ECLI:NL:RBDHA:2021:13103
Rechtbank Den Haag
- Eerste aanleg - enkelvoudig
- Rechtspraak.nl
Afwijzing van het verzoek om voorlopige voorziening in asielzaak
In deze zaak heeft de voorzieningenrechter van de Rechtbank Den Haag op 18 november 2021 uitspraak gedaan over een verzoek om een voorlopige voorziening in het kader van een asielaanvraag. Verzoekster had op 11 oktober 2021 een asielaanvraag ingediend, die door de staatssecretaris van Justitie en Veiligheid was afgewezen als kennelijk ongegrond. Tegen deze afwijzing heeft verzoekster beroep ingesteld en verzocht om een voorlopige voorziening. De zitting vond plaats in Middelburg, waar verzoekster werd bijgestaan door haar gemachtigde, mr. M.B. van den Toorn-Volkers, en een tolk, M. Balen. De staatssecretaris werd vertegenwoordigd door mr. E. van Hoof.

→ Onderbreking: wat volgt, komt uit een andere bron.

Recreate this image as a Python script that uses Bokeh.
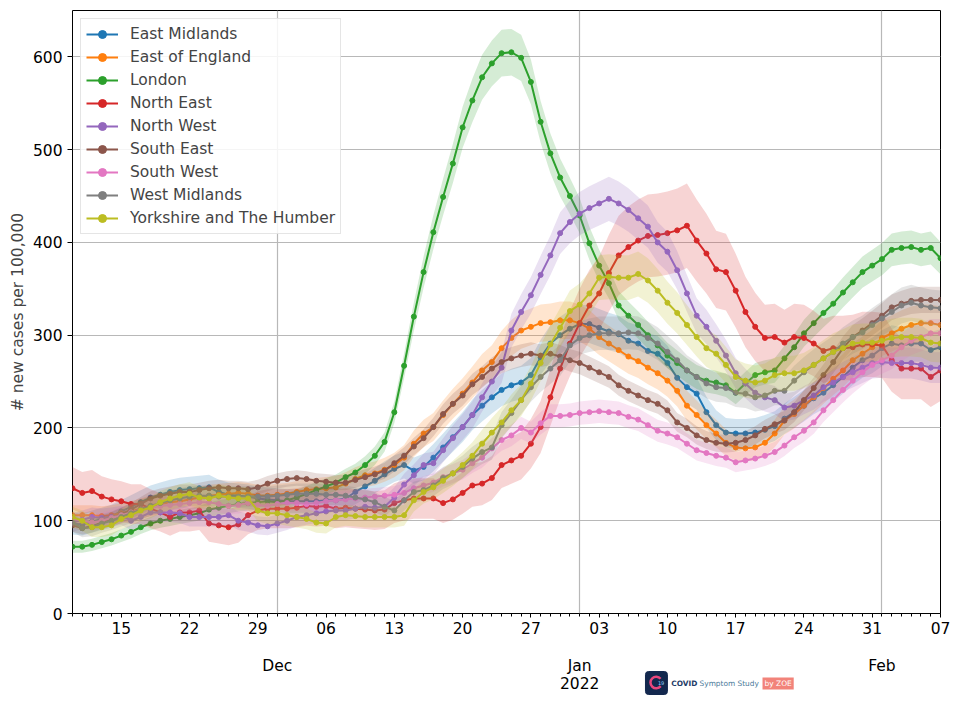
import pandas as pd
from bokeh.plotting import figure
from bokeh.layouts import column
from bokeh.models import FixedTicker, Range1d, Legend, LegendItem
from bokeh.core.properties import value
from bokeh.embed import file_html
from bokeh.resources import INLINE

# ---------------- data ----------------
dates = pd.date_range("2021-11-10", "2022-02-07", freq="D")
day = list(range(len(dates)))

regions = ["East Midlands", "East of England", "London", "North East", "North West",
           "South East", "South West", "West Midlands", "Yorkshire and The Humber"]
colors = ["#1f77b4", "#ff7f0e", "#2ca02c", "#d62728", "#9467bd",
          "#8c564b", "#e377c2", "#7f7f7f", "#bcbd22"]

east_midlands = [97, 96, 99, 102, 105, 110, 115, 120, 125, 128,
                 131, 133, 134, 135, 136, 131, 128, 127, 126, 124,
                 123, 122, 121, 121, 121, 121, 122, 122, 124, 131,
                 137, 143, 150, 156, 160, 154, 158, 168, 179, 190,
                 201, 214, 224, 233, 241, 246, 249, 257, 276, 291,
                 300, 307, 312, 312, 308, 304, 301, 294, 291, 283,
                 280, 270, 254, 244, 237, 217, 203, 195, 194, 194,
                 195, 198, 202, 210, 217, 224, 232, 238, 246, 255,
                 265, 273, 278, 286, 291, 289, 291, 291, 284, 287]
east_of_england = [106, 106, 106, 105, 106, 108, 110, 113, 116, 118,
                   120, 121, 123, 125, 127, 128, 129, 130, 129, 127,
                   127, 128, 129, 131, 133, 134, 135, 136, 140, 145,
                   149, 151, 155, 160, 168, 183, 194, 201, 214, 226,
                   237, 249, 262, 271, 286, 297, 305, 309, 313, 314,
                   316, 316, 313, 307, 298, 291, 284, 277, 272, 265,
                   259, 251, 240, 224, 214, 203, 194, 184, 179, 178,
                   179, 184, 194, 208, 215, 224, 233, 243, 253, 262,
                   273, 280, 287, 297, 302, 307, 311, 313, 313, 311]
london = [72, 72, 74, 77, 80, 84, 88, 93, 97, 100,
          102, 104, 106, 108, 112, 114, 116, 118, 119, 120,
          121, 120, 122, 125, 129, 133, 137, 141, 147, 152,
          160, 170, 185, 217, 267, 320, 368, 411, 449, 485,
          524, 553, 578, 593, 604, 605, 599, 573, 530, 496,
          470, 450, 429, 399, 375, 356, 332, 321, 311, 300,
          289, 278, 270, 262, 255, 251, 249, 246, 238, 248,
          257, 260, 262, 275, 287, 302, 313, 324, 334, 346,
          357, 368, 375, 382, 392, 394, 395, 392, 394, 383]
north_east = [135, 130, 132, 126, 123, 121, 118, 118, 113, 109,
              104, 109, 109, 111, 97, 95, 93, 96, 106, 111,
              113, 113, 113, 114, 116, 115, 116, 113, 114, 113,
              112, 111, 112, 119, 122, 124, 124, 124, 119, 123,
              130, 138, 140, 146, 160, 165, 170, 183, 201, 233,
              264, 291, 313, 332, 345, 367, 386, 395, 402, 407,
              408, 410, 413, 418, 402, 388, 371, 368, 348, 325,
              309, 297, 298, 292, 298, 297, 291, 283, 286, 286,
              287, 290, 290, 289, 273, 264, 264, 264, 255, 262]
north_west = [98, 101, 104, 103, 104, 106, 100, 104, 109, 109,
              109, 108, 104, 104, 104, 104, 106, 100, 98, 95,
              94, 97, 100, 104, 106, 108, 110, 111, 111, 113,
              115, 114, 115, 125, 139, 149, 160, 162, 176, 189,
              201, 214, 233, 250, 265, 305, 325, 343, 365, 386,
              410, 422, 431, 437, 442, 447, 442, 435, 426, 417,
              400, 390, 370, 345, 321, 309, 294, 278, 259, 248,
              238, 233, 230, 222, 224, 230, 235, 244, 249, 255,
              260, 265, 270, 271, 270, 270, 270, 268, 265, 265]
south_east = [95, 92, 94, 98, 102, 107, 112, 118, 124, 127,
              129, 131, 131, 133, 135, 136, 135, 135, 134, 136,
              140, 143, 145, 146, 145, 143, 142, 141, 141, 144,
              147, 150, 154, 162, 170, 180, 189, 201, 215, 226,
              235, 247, 255, 264, 271, 275, 278, 280, 278, 280,
              277, 273, 270, 265, 260, 255, 246, 240, 235, 230,
              226, 219, 206, 200, 192, 187, 184, 183, 184, 187,
              192, 199, 204, 208, 217, 230, 243, 257, 271, 286,
              298, 305, 313, 321, 330, 334, 337, 338, 338, 338]
south_west = [102, 100, 98, 100, 103, 106, 109, 112, 114, 116,
              117, 118, 119, 120, 120, 118, 116, 117, 119, 117,
              116, 118, 119, 119, 118, 119, 121, 122, 123, 124,
              125, 126, 127, 128, 130, 135, 138, 141, 147, 151,
              155, 162, 168, 178, 187, 192, 200, 195, 205, 213,
              213, 214, 216, 217, 218, 217, 216, 212, 209, 203,
              197, 194, 190, 183, 176, 173, 170, 168, 163, 165,
              167, 170, 174, 181, 190, 197, 206, 219, 230, 241,
              251, 260, 268, 273, 278, 287, 294, 298, 302, 302]
west_midlands = [98, 92, 93, 97, 100, 104, 108, 112, 116, 119,
                 122, 124, 126, 127, 127, 126, 126, 126, 126, 126,
                 126, 127, 128, 129, 129, 129, 128, 128, 127, 125,
                 123, 120, 115, 111, 122, 131, 133, 138, 146, 151,
                 158, 167, 174, 179, 203, 216, 230, 244, 255, 264,
                 273, 289, 297, 300, 302, 302, 302, 303, 302, 297,
                 291, 282, 273, 262, 255, 248, 244, 243, 238, 237,
                 233, 235, 240, 240, 251, 260, 268, 275, 282, 291,
                 298, 303, 311, 318, 325, 332, 335, 332, 330, 329]
yorkshire = [104, 100, 93, 93, 95, 102, 106, 111, 114, 120,
             124, 127, 129, 125, 124, 127, 125, 124, 124, 111,
             108, 108, 106, 104, 102, 98, 97, 104, 106, 105,
             104, 104, 104, 104, 106, 122, 131, 136, 143, 151,
             160, 170, 183, 195, 206, 219, 230, 248, 270, 290,
             308, 326, 333, 345, 362, 363, 362, 362, 366, 359,
             348, 335, 324, 311, 298, 286, 280, 268, 255, 251,
             249, 251, 257, 259, 259, 262, 268, 275, 282, 286,
             291, 292, 292, 294, 297, 298, 298, 297, 292, 291]

series = [east_midlands, east_of_england, london, north_east, north_west,
          south_east, south_west, west_midlands, yorkshire]

# confidence band half-width = ci_base + ci_rel * value (per region)
ci_base = [8, 6, 4, 12, 6, 4, 5, 6, 6]
ci_rel = [0.04, 0.045, 0.035, 0.08, 0.04, 0.03, 0.035, 0.04, 0.05]

week_ticks = [5, 12, 19, 26, 33, 40, 47, 54, 61, 68, 75, 82, 89]
week_labels = [dates[i].strftime("%d") for i in week_ticks]
month_ticks = [21, 52, 83]
month_labels = ["Dec", "Jan", "Feb"]
year_tick = [52]
year_label = ["2022"]
y_ticks = [0, 100, 200, 300, 400, 500, 600]

FONT = "DejaVu Sans"
FS = "15.5px"

# ---------------- main figure ----------------
p = figure(width=960, height=650, output_backend="svg", toolbar_location=None,
           x_range=Range1d(0, 89), y_range=Range1d(0, 650),
           min_border_left=72, min_border_right=20, min_border_top=10,
           min_border_bottom=37)
p.background_fill_color = "white"
p.border_fill_color = "white"
p.outline_line_color = "black"
p.outline_line_width = 1

items = []
for name, col, vals, b, r in zip(regions, colors, series, ci_base, ci_rel):
    lo = [v - (b + r * v) for v in vals]
    hi = [v + (b + r * v) for v in vals]
    p.varea(x=day, y1=lo, y2=hi, fill_color=col, fill_alpha=0.2)
    ln = p.line(day, vals, line_color=col, line_width=2)
    sc = p.scatter(day, vals, size=5, fill_color=col, line_color=col)
    items.append(LegendItem(label=name, renderers=[ln, sc]))

xa = p.xaxis[0]
xa.ticker = FixedTicker(ticks=week_ticks, minor_ticks=day)
xa.major_label_overrides = {t: l for t, l in zip(week_ticks, week_labels)}
xa.major_tick_out = 4
xa.major_tick_in = 0
xa.minor_tick_out = 3
xa.minor_tick_in = 0
xa.axis_line_color = None
xa.major_label_text_font = FONT
xa.major_label_text_font_size = FS
xa.major_label_text_color = "black"
xa.major_label_standoff = 4

ya = p.yaxis[0]
ya.ticker = FixedTicker(ticks=y_ticks)
ya.major_tick_out = 5
ya.major_tick_in = 0
ya.minor_tick_line_color = None
ya.axis_line_color = None
ya.major_label_text_font = FONT
ya.major_label_text_font_size = FS
ya.major_label_text_color = "black"
ya.axis_label = "# new cases per 100,000"
ya.axis_label_text_font = FONT
ya.axis_label_text_font_style = "normal"
ya.axis_label_text_font_size = FS
ya.axis_label_standoff = 3

p.xgrid.ticker = FixedTicker(ticks=month_ticks)
p.xgrid.grid_line_color = "#b8b8b8"
p.xgrid.grid_line_width = 1.2
p.ygrid.ticker = FixedTicker(ticks=y_ticks)
p.ygrid.grid_line_color = "#b8b8b8"
p.ygrid.grid_line_width = 1.2

legend = Legend(items=items, location="top_left",
                label_text_font=FONT, label_text_font_size=FS,
                glyph_width=32, glyph_height=20, label_height=20,
                spacing=3, padding=5, margin=8, label_standoff=12,
                border_line_color="#cccccc", border_line_width=1,
                background_fill_alpha=0.85)
p.add_layout(legend)

# ---------------- bottom strip: month labels + logo ----------------
s = figure(width=960, height=52, output_backend="svg", toolbar_location=None,
           x_range=p.x_range, y_range=Range1d(0, 52),
           min_border_left=72, min_border_right=20, min_border_top=0,
           min_border_bottom=0, x_axis_location=None, y_axis_location=None)
s.outline_line_color = None
s.grid.visible = False
s.background_fill_color = "white"
s.border_fill_color = "white"

s.text(x=month_ticks, y=[37] * len(month_ticks), text=month_labels,
       text_font=value(FONT), text_font_size=FS, text_color="black",
       text_align="center", text_baseline="middle")
s.text(x=year_tick, y=[20], text=year_label,
       text_font=value(FONT), text_font_size=FS, text_color="black",
       text_align="center", text_baseline="middle")

# logo (decoration): positions in day units / strip pixels
s.quad(left=[58.75], right=[61.0], top=[31], bottom=[8],
       fill_color="#13284e", line_color="#13284e", border_radius=3)
s.annular_wedge(x=[59.85], y=[20], inner_radius=4.5, outer_radius=7,
                inner_radius_units="screen", outer_radius_units="screen",
                start_angle=0.7, end_angle=5.6,
                fill_color="#e8467c", line_color=None)
s.text(x=[60.35], y=[20], text=["19"], text_font=value(FONT), text_font_size="5px",
       text_color="#8fd3ff", text_align="center", text_baseline="middle")
s.text(x=[61.4], y=[19.5], text=["COVID"], text_font=value(FONT), text_font_size="7.4px",
       text_font_style="bold", text_color="#1f3d68", text_baseline="middle")
s.text(x=[64.3], y=[19.5], text=["Symptom Study"], text_font=value(FONT),
       text_font_size="7.4px", text_color="#4a7a9a", text_baseline="middle")
s.quad(left=[70.75], right=[73.95], top=[25], bottom=[13],
       fill_color="#f2837a", line_color=None)
s.text(x=[72.35], y=[19], text=["by ZOE"], text_font=value(FONT), text_font_size="7.5px",
       text_color="white", text_align="center", text_baseline="middle")

layout = column(p, s, spacing=0)
open("out.html", "w").write(file_html(layout, INLINE))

Tijdens de zitting op 18 november 2021 heeft de voorzieningenrechter het verzoek om voorlopige voorziening behandeld, maar heeft deze afgewezen. De voorzieningenrechter oordeelde dat er geen aanleiding was voor een proceskostenveroordeling. De afwijzing van het verzoek om voorlopige voorziening werd gedaan met verwijzing naar de uitspraak van dezelfde dag in de hoofdzaak, zaaknummer NL21.16435, waarin de rechtbank ook uitspraak had gedaan op het beroep van verzoekster. De uitspraak is openbaar uitgesproken door mr. J.F.I. Sinack, in aanwezigheid van griffier mr. S.C. Spruijt. Tegen deze uitspraak staat geen hoger beroep of verzet open.